I was feeling great. I was wearing my new, Persian lamb suit (once again the picture isn't just for kudos and applause - it will come into play) some cute, patterned tights, and I was carrying my grandmothers 1950's Bakelite bag (which she was nice enough to give me last time I visited). So yeah, I was walking tall. I had decided earlier in the day to skip the show we had originally planned to see at the Croc and just join the girls for drinks beforehand. My ear was buzzing already and I have a flight at the end of the week. I didn't want to inflame my ear drums and be uncomfortable for the twelve or thirteen hours it takes to get to Milan. Anyway, we're sipping beers and sharing a Clove (amongst four people) and all of a sudden it's almost midnight. The girls need to go to catch Number 13 Baby and I really need to get home as Sunday looks to be a whirlwind of activity. I approach the bar to close out my tab and saddle up at the first available space.

The bar isn't packed but there's a decent amount of activity. I get the attention of the bartender and ask for my check. I notice a round man in his forties sitting next to me. He's wearing a scali cap, workman's pants and some sort of flannel shirt. I accidentally make eye contact and smile briefly as I wait for my credit card slip. He leans over and says something I can't really hear. "What," I ask.

"How about I give you $20.00 for a blow job?"

In my mind the music stopped. For a moment I couldn't believe this was happening. Did this guy actually just offer me money for a blow job? I mean, here I am with a group of women, in a not very divey bar (it's in the trendy part of Belltown ferchrissakes), dressed to the nines, and paying for my beers with a credit card. How could this moron even ask me a question like that???!!! What would possess someone to do that?

"No." That was the best response I had. My breathing quickened and I felt like shit all of a sudden. Nothing witty sprang to mind. I didn't even have the wherewithal to spit in this assholes face. I looked down at my pretty suit and Mary Janes. I didn't mean to do it but I was actually evaluating my outfit to see if there was something risqué about it. What the hell?!! My credit slip came. I signed it quickly and turned to RDG and told her what happened. We headed out of the bar. RDG tried to comfort me with the fact that he probably propositioned me because I looked so good. It was a sweet try at diverting my anger but come on, the guy offered me $20.00 not $1000.00! Fuck, whatever happened to asking a girl to join you for a drink before making with the come-ons?

As I headed to my car, my heart rate quickened. You see, in that one minute, that one stupid exchange ruined my whole night. A million "I-should-haves" came to mind. And on the drive home I thought about nothing else. I was steamed. I told Pete as soon as I walked through the door and then I sat awake thinking about it some more. I couldn't for the life of me figure out just why I was so angry. I mean yes, this guy said a nasty thing to me but it's not like I haven't had men say nasty things to me before. Hell, New York is Cat Call City. Just walking down the wrong street in blue jeans and a T-shirt will get you an "aye mommy, mira mira." And I can't tell you how many times I've sat down in a bar and had a drink with a guy only to find out that his main goal was to get laid. But these incidents seemed almost respectful by comparison. Then it hit me.

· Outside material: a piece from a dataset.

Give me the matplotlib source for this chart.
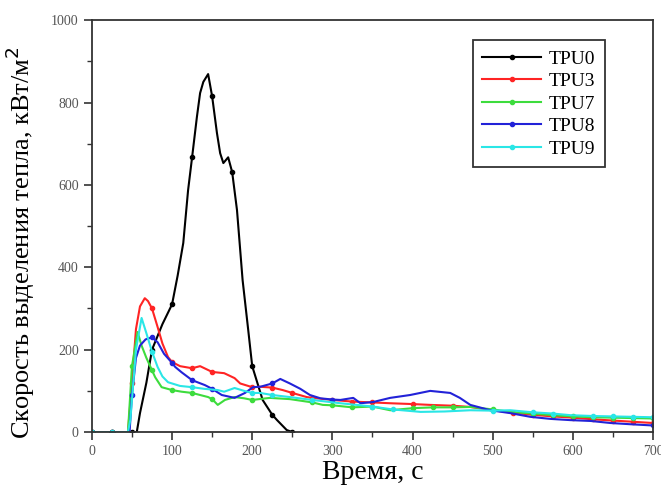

Ever since I've lived in Seattle I've made a real concerted effort to be friendly. I make eye contact with complete strangers and smile. If I see you around a bunch, I'm apt introduce myself just so we can be on a first name basis. I have long conversations with the doorman at work about vintage clothes. I talk to my bank teller about her kids whom I've never met. I offer the mailman a glass of water if he's looking peaked. You see, when you grow up in a city like NY, you're told don't talk to people you don't know. I can remember being taught in school to stay away from men in cars because they'd ask you directions and when you came close they'd snatch you up and do horrible things to you. I had my Halloween candy sorted through by my grandmother because the world is full of psychos who inject candies with cyanide. Anyway, that type of behavior, the stare-at-the-ground-and-look-otherwise-occupied-but-alert demeanor, always upset me. When I moved here I decided to take a chance and think the best of people. For the most part, that attitude has really worked for me. I've made wonderful friends and been invited to interesting events and just had all-around good experiences and with that one stupid gesture, that fat, ugly man with his roly-poly pig fingers threatened my whole philosophy and made me feel incredibly vulnerable.

I feel a bit better today. I'm still angry but I can rationalize that this man probably did that to ten other women that night. I was just in the wrong place at the wrong time. I can soothe myself with the knowledge that one day he's going to talk to the wrong girl and she'll have better instincts than I do and mace him. I can even fantasize that this loser stumbled out into the streets an hour later and was hit by a truck. Nonetheless, I can't get over the feeling that if I just hadn't made eye contact I would not have to be rehashing this right now. Grrr.